The Hume Riverina Community Legal Service will provide further support to rural Southern NSW residents through the appointment of a new family law position.
Commonwealth funding distributed by Legal Aid NSW will mean the worker can travel as far as Deniliquin, reaching out to some of the most isolated family violence victims.
These services will officially begin in January 2018 and have been funded until June 30, 2020.
Senior Lawyer Alison Maher said it would expand the reach of HRCLS, who have been increasing their outreach services to places like Holbrook and Henty.
“At the moment a lot of our services are directed towards Victorian family violence support as we have specific funding through Victorian Legal Aid,” she said.
“It’s a huge area in NSW and there’s a real need for more support in those areas.
“It’s so important we work with the local providers and have a cross-referral systems.”
Lawyers also provide legal advice at Wodonga, Myrtleford and Wangaratta courts.
A youth lawyer has been meeting with young people who have experienced family violence in learning centres across the region since May, through the Invisible Hurdles Project.
Ms Maher is also one of three in the team working on a two-year project to give better continuity of legal services to people experiencing family violence.
“We are working with people, whether it be a victim or a perpetrator, and assisting them with family law issues going forward,” she said.

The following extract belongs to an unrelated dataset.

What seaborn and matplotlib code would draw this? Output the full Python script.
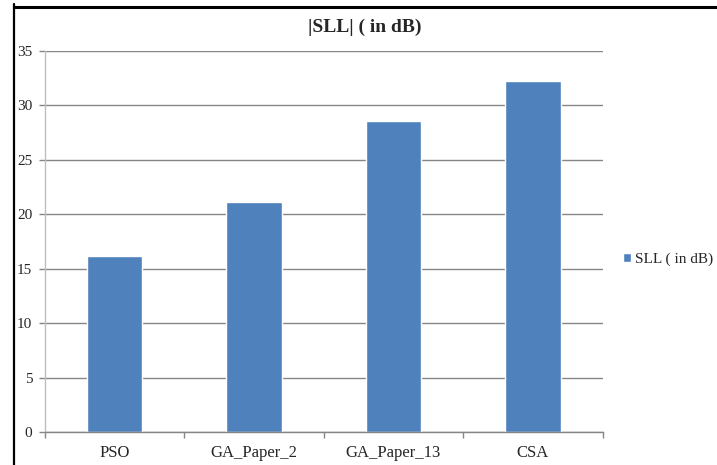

In 2016 the centre’s workers travelled 27,334 kilometres.
They helped 1809 clients, a 14 per cent increase on the previous year.
NSW Attorney General Mark Speakman visited the legal service last week and principal lawyer Sarah Rodgers said it was a chance to highlight cross-Border issues.
“The Attorney General was interested to learn more about our approach and what was working well, and also what could be improved,” she said.
“Mr Speakman was very attentive, asked plenty of questions and able to clarify how the National Domestic Violence Order Scheme will be implemented.”